- _PROVIDED MATERIAL_:
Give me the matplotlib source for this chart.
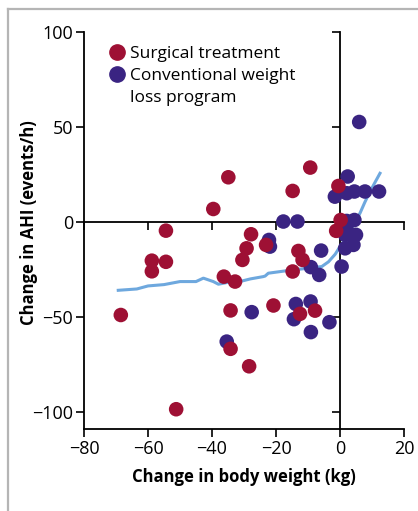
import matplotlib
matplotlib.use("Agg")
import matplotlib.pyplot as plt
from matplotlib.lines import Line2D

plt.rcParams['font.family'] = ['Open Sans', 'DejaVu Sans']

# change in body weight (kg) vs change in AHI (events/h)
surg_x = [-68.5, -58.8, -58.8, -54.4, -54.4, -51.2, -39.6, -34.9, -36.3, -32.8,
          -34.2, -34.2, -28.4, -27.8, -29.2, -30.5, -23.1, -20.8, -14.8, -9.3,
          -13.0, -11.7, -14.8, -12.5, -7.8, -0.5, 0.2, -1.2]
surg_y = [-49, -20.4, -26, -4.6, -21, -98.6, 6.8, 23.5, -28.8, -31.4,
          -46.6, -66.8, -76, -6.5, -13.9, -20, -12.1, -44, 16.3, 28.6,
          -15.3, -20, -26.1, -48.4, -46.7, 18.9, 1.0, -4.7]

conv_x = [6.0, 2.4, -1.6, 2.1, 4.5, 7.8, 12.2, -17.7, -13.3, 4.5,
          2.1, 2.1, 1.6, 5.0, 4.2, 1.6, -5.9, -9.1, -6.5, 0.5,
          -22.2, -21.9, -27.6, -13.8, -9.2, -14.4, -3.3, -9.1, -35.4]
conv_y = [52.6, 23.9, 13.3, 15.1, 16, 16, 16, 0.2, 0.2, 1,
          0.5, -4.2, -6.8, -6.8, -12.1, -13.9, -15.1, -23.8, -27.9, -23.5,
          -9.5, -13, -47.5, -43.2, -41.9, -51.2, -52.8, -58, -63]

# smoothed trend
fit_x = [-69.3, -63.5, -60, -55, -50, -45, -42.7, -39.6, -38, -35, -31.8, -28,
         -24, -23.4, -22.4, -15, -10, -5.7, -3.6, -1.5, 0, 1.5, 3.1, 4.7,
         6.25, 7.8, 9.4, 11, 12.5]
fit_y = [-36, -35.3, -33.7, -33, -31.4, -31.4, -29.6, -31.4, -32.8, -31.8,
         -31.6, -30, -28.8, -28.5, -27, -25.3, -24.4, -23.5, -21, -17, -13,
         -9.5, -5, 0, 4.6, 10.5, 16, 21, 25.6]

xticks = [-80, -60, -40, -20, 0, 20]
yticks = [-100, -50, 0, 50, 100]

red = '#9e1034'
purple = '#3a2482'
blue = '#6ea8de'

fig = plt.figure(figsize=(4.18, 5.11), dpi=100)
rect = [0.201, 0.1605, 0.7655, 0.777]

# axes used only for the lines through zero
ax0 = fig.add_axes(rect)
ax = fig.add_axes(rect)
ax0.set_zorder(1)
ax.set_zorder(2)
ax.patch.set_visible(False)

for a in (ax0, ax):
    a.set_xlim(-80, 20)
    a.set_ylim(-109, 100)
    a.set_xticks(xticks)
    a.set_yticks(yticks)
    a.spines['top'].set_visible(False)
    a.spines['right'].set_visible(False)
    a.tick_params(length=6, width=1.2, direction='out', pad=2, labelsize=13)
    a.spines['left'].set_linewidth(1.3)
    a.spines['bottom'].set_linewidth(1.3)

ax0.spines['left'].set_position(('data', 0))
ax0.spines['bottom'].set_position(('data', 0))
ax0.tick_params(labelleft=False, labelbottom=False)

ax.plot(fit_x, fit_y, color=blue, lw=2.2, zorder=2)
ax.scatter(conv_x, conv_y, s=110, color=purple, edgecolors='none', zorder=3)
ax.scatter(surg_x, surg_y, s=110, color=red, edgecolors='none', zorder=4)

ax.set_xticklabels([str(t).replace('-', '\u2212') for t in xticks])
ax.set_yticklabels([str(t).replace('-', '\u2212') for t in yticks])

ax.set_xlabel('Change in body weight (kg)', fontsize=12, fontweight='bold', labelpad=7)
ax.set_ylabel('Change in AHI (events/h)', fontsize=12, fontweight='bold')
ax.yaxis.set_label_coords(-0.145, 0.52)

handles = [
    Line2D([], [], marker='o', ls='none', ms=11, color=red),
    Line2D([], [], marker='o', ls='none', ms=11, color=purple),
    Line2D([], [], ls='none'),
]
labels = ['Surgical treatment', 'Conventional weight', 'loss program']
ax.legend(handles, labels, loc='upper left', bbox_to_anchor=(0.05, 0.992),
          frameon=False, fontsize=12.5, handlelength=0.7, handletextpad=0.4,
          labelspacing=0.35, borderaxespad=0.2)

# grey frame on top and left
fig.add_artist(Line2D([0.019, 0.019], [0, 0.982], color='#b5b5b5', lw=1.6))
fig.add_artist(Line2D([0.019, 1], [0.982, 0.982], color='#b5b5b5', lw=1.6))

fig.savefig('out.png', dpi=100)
==
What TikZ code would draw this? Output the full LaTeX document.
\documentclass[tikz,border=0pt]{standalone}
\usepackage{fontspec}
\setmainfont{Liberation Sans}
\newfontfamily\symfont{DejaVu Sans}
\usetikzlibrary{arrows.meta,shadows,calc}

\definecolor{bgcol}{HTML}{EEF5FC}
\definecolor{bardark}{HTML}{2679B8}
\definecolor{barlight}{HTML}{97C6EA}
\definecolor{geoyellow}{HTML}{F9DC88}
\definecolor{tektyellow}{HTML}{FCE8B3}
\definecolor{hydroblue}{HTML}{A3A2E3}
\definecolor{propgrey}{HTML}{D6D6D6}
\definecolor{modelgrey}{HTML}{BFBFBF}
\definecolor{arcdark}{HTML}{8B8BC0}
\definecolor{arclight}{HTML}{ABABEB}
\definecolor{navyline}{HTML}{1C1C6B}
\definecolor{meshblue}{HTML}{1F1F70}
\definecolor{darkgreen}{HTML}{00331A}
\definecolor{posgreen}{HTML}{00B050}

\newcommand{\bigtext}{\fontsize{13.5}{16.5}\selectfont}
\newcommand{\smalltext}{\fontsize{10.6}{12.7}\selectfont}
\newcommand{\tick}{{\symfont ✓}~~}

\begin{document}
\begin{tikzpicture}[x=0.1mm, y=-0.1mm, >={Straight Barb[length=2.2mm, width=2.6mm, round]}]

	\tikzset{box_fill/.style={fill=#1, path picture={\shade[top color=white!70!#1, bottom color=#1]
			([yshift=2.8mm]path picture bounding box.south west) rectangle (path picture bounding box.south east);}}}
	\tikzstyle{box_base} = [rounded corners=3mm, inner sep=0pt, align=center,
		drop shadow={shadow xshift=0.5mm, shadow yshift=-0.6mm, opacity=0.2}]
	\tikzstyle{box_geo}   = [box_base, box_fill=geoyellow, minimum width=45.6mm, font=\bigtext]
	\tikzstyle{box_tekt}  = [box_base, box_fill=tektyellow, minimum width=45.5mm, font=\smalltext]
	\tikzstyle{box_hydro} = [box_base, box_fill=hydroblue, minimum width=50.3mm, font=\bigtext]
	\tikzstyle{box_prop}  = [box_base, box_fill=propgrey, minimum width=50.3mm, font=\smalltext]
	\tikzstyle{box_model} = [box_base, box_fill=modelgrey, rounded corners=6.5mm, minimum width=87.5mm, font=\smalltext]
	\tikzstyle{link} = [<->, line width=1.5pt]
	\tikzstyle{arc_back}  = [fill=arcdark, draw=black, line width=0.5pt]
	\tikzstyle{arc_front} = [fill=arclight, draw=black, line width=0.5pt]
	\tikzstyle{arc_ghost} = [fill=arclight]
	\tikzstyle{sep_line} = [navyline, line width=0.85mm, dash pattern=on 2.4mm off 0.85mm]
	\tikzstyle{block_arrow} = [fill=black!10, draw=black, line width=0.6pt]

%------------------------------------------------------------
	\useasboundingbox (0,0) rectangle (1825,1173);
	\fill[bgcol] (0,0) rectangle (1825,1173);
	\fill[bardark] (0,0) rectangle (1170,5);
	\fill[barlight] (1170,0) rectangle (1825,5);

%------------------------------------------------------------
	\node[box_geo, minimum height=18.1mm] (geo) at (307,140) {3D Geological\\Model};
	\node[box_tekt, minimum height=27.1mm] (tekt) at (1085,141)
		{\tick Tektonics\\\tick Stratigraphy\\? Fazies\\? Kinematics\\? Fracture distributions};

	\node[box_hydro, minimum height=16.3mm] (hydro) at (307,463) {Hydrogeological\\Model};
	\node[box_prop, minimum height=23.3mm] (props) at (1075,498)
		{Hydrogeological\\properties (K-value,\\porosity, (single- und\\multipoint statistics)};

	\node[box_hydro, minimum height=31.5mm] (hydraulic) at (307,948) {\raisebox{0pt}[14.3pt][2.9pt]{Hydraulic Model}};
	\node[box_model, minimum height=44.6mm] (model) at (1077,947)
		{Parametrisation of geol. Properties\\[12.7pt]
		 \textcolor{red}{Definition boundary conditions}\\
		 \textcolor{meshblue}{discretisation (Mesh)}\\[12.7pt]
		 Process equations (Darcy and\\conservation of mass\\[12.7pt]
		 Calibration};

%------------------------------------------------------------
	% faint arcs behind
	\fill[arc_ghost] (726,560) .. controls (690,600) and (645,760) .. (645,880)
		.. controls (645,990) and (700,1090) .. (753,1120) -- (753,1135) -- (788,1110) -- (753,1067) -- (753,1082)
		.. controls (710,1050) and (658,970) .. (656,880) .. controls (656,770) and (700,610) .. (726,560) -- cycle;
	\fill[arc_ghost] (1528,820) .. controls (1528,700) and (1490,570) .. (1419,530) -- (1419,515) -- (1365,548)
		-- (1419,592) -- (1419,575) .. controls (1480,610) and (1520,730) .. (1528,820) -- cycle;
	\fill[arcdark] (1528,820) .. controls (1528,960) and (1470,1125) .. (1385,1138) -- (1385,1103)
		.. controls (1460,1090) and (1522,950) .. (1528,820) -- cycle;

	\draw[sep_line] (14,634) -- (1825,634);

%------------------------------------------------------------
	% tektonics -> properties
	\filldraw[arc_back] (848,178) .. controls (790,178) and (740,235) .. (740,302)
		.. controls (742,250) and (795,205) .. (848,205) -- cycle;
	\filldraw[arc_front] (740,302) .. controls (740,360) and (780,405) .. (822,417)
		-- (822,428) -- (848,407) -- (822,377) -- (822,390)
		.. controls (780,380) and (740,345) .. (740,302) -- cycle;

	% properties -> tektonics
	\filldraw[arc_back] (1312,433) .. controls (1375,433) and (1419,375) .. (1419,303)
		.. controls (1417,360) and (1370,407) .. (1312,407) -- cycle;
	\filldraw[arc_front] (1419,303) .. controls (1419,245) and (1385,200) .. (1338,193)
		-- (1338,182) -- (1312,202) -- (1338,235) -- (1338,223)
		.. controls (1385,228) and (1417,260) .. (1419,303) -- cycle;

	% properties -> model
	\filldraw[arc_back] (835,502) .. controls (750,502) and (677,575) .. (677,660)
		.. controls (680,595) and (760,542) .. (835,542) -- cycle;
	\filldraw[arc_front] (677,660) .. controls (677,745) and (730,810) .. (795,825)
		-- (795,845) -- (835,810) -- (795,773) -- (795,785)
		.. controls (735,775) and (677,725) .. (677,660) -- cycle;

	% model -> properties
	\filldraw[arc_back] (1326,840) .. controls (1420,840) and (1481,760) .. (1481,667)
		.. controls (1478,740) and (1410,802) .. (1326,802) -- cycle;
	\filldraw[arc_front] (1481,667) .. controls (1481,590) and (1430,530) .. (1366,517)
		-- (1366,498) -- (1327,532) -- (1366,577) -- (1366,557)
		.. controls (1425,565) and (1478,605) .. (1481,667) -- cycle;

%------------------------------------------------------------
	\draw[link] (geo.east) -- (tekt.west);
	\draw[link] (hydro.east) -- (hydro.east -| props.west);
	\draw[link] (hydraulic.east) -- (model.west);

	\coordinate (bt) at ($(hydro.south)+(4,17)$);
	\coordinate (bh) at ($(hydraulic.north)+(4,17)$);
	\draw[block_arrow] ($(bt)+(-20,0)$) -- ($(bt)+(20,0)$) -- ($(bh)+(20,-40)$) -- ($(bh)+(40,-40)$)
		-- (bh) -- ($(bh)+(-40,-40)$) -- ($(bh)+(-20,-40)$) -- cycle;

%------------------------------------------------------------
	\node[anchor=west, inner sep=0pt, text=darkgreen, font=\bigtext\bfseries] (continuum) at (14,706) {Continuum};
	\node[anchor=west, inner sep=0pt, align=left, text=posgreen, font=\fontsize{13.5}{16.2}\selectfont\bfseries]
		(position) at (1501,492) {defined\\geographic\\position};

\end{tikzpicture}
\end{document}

- _TASK TO COMPLETE_: Copy exactly the stretch of lines that starts at the line holding "Give me the matplotlib source for this chart." and ends at the line holding "-15.3, -20, -26.1, -48.4, -46.7, 18.9, 1.0, -4.7]". Drop the pictures.

- _THE COMPLETED TASK_:
Give me the matplotlib source for this chart.
import matplotlib
matplotlib.use("Agg")
import matplotlib.pyplot as plt
from matplotlib.lines import Line2D

plt.rcParams['font.family'] = ['Open Sans', 'DejaVu Sans']

# change in body weight (kg) vs change in AHI (events/h)
surg_x = [-68.5, -58.8, -58.8, -54.4, -54.4, -51.2, -39.6, -34.9, -36.3, -32.8,
          -34.2, -34.2, -28.4, -27.8, -29.2, -30.5, -23.1, -20.8, -14.8, -9.3,
          -13.0, -11.7, -14.8, -12.5, -7.8, -0.5, 0.2, -1.2]
surg_y = [-49, -20.4, -26, -4.6, -21, -98.6, 6.8, 23.5, -28.8, -31.4,
          -46.6, -66.8, -76, -6.5, -13.9, -20, -12.1, -44, 16.3, 28.6,
          -15.3, -20, -26.1, -48.4, -46.7, 18.9, 1.0, -4.7]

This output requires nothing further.